» Requirement: In the material below, list every line carrying the string "seaborn".

» Entries supplied:
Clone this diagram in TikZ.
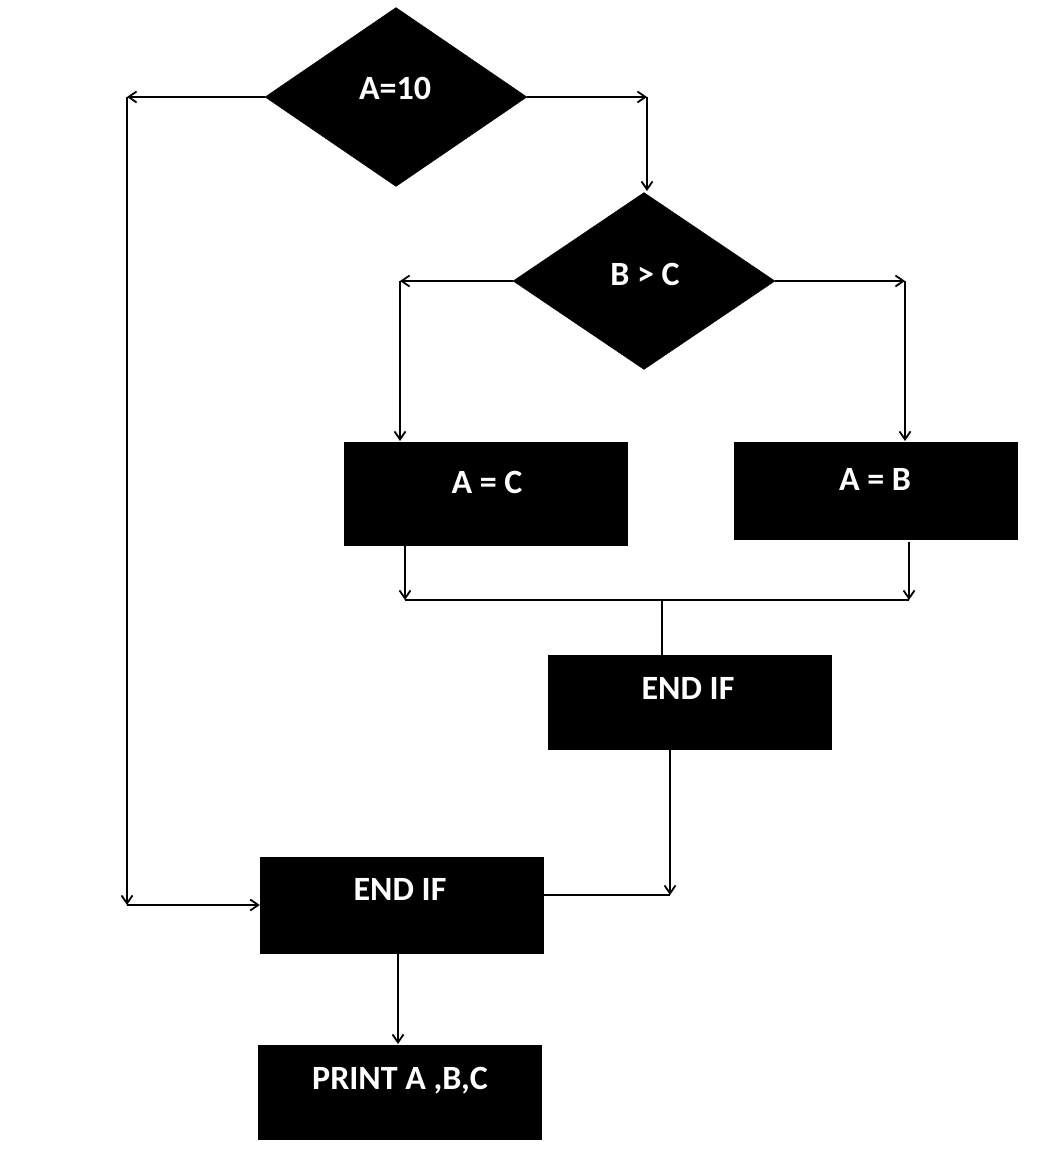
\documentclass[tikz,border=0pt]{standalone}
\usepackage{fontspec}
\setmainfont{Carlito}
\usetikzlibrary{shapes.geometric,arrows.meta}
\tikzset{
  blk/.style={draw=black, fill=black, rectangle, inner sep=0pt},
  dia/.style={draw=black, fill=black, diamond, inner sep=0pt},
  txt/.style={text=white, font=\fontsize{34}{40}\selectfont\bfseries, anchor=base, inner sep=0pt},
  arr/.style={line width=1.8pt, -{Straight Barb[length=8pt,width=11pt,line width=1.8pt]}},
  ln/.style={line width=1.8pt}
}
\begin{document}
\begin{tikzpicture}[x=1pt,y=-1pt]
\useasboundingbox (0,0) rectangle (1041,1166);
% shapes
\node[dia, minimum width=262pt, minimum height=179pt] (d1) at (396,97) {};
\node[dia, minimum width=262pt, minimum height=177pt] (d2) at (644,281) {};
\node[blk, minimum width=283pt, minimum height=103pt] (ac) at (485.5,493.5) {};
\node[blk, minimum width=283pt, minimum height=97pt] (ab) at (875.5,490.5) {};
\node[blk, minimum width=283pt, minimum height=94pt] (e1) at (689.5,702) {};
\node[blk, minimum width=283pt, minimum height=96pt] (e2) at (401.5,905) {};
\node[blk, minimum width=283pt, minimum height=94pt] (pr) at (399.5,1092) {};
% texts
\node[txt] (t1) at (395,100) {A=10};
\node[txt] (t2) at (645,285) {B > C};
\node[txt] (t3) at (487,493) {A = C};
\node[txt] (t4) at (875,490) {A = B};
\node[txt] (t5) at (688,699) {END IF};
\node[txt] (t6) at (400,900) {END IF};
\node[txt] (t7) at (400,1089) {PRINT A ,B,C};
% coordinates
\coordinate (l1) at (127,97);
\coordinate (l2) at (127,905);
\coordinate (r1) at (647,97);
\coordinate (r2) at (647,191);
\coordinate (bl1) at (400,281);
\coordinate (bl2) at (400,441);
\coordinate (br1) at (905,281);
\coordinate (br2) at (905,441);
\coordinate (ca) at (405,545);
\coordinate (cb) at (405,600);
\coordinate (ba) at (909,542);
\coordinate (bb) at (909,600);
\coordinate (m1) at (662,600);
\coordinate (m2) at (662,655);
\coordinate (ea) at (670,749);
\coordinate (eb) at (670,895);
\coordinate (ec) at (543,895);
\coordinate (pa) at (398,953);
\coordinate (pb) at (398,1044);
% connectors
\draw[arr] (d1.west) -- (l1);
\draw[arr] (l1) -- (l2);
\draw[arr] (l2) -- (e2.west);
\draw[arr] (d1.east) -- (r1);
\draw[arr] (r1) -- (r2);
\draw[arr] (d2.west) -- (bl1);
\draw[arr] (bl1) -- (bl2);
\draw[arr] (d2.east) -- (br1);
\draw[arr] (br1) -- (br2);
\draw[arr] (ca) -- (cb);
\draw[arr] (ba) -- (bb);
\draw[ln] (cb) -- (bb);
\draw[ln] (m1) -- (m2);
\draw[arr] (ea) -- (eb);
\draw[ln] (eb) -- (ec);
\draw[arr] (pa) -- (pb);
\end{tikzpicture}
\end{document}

---

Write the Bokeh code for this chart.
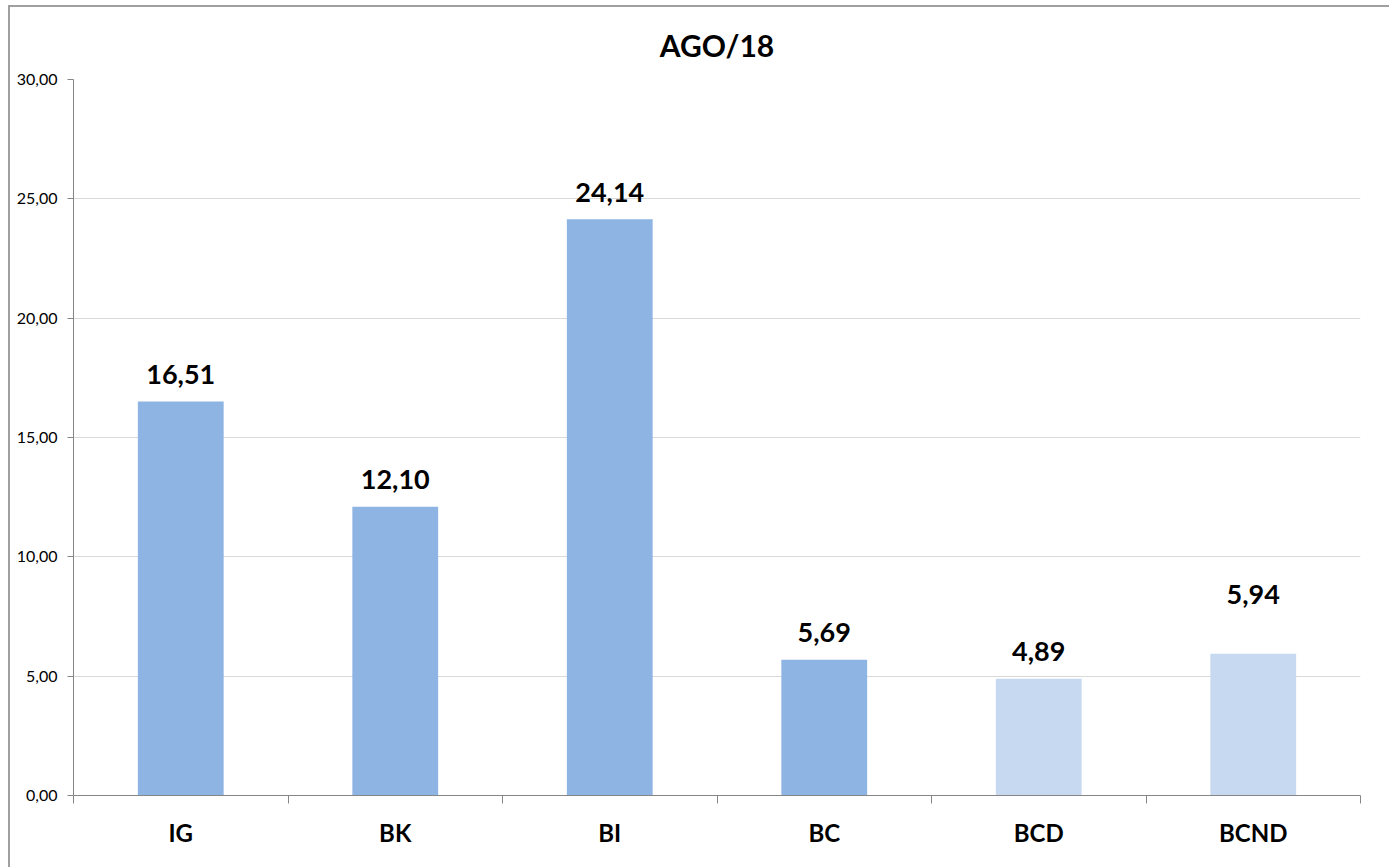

...

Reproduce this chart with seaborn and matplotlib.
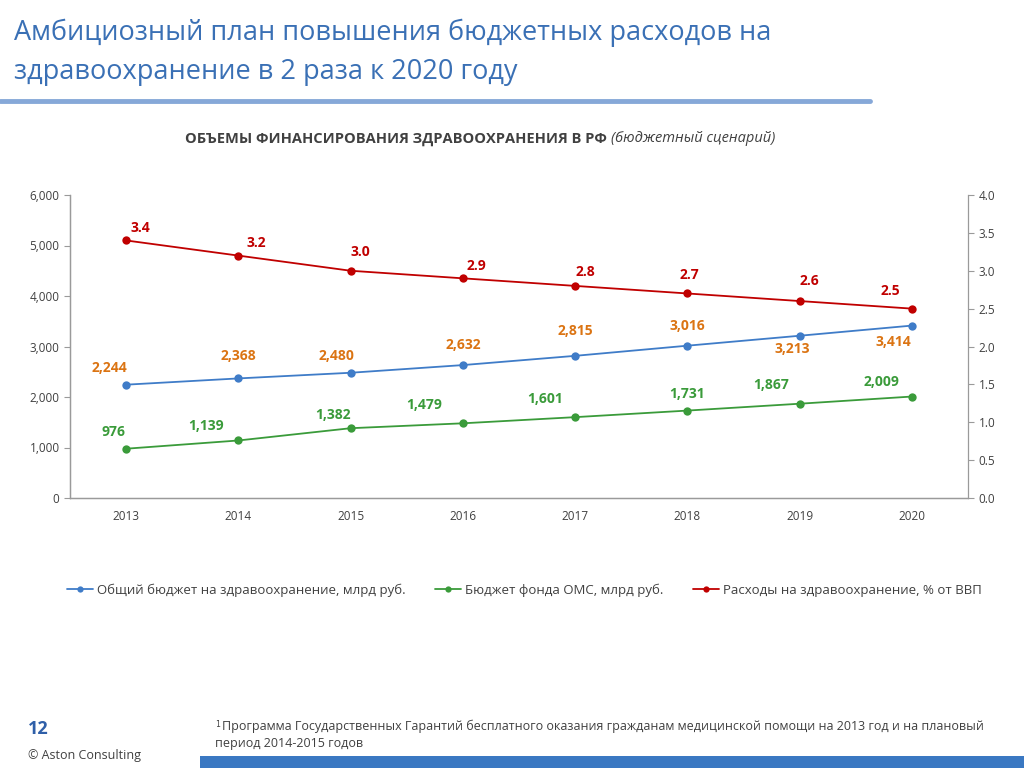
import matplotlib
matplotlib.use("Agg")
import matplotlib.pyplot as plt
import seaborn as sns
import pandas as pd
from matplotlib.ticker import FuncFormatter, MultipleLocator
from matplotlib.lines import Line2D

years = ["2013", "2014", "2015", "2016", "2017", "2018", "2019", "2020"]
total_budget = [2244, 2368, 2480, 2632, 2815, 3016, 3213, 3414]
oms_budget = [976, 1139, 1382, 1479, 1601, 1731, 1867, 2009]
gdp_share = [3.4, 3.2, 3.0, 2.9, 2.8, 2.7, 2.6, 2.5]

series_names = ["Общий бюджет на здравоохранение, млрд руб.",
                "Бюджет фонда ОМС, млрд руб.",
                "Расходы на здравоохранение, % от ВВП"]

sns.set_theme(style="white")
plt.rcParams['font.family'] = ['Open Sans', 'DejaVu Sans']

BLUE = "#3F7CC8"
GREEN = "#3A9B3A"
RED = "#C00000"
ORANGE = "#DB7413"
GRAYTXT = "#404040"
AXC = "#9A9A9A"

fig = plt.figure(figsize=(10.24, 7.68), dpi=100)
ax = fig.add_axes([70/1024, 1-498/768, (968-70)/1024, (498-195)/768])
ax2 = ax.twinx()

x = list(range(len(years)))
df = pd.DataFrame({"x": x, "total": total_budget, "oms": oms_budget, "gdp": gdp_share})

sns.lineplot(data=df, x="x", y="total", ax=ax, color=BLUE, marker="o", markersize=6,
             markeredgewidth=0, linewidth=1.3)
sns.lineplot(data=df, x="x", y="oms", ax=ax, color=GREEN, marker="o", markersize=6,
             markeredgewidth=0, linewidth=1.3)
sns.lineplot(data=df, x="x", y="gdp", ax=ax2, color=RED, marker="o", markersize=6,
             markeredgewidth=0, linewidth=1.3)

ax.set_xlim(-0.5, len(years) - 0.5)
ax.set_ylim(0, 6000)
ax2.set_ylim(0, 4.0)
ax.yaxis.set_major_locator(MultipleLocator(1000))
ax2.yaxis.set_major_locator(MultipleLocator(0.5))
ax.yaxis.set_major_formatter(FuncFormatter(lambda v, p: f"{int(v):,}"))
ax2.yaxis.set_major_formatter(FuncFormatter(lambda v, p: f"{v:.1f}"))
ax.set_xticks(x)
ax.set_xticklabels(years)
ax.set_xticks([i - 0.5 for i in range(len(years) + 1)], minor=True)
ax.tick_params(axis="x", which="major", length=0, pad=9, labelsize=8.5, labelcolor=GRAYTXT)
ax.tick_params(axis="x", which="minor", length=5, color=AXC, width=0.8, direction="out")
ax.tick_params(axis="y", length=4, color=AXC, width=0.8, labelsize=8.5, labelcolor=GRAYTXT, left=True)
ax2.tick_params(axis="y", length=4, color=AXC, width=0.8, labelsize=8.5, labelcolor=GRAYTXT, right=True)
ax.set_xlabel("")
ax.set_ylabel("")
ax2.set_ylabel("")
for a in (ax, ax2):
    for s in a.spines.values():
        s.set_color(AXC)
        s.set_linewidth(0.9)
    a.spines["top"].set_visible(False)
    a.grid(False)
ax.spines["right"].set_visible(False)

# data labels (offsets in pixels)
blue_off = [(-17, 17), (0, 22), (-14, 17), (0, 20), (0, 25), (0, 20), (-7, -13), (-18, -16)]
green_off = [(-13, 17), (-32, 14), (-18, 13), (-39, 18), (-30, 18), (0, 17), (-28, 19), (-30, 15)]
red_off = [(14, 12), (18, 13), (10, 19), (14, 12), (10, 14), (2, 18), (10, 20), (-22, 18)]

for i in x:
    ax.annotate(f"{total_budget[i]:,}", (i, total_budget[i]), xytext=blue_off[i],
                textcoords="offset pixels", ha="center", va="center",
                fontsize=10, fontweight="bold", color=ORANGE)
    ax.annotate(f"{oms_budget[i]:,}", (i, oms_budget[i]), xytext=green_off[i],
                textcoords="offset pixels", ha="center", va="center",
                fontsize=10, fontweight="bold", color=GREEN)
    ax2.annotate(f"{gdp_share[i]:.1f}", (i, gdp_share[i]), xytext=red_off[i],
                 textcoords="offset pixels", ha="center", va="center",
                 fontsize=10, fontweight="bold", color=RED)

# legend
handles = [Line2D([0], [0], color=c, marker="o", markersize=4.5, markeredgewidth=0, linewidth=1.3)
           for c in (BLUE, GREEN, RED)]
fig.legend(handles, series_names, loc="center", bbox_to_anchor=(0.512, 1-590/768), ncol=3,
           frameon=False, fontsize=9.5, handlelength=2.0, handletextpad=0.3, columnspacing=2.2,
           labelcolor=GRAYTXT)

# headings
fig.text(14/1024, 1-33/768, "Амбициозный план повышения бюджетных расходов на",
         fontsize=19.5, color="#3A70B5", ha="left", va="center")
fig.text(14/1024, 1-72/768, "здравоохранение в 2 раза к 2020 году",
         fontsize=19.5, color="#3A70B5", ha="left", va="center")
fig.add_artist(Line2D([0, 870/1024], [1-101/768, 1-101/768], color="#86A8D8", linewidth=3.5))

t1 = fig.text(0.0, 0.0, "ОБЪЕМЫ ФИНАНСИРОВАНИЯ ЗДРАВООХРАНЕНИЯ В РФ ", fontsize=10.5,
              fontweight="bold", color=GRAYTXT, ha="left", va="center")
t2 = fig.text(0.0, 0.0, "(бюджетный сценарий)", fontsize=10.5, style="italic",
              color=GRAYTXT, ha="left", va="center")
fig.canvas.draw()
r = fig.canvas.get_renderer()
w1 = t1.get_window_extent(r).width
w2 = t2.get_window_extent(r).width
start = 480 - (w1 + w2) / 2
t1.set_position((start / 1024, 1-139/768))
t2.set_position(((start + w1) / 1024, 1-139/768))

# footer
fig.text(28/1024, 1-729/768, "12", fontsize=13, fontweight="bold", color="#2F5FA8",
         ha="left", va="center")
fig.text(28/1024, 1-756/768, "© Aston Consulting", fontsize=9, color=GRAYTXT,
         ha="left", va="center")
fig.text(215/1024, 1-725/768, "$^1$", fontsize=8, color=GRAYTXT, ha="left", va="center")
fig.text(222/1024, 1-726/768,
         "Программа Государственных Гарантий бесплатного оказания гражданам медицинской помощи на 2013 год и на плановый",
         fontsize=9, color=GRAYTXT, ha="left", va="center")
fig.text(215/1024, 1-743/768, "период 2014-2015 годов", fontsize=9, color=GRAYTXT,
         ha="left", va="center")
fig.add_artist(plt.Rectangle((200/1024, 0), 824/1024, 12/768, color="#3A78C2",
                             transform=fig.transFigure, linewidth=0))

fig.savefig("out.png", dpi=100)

» Result of the exercise:
Reproduce this chart with seaborn and matplotlib.
import seaborn as sns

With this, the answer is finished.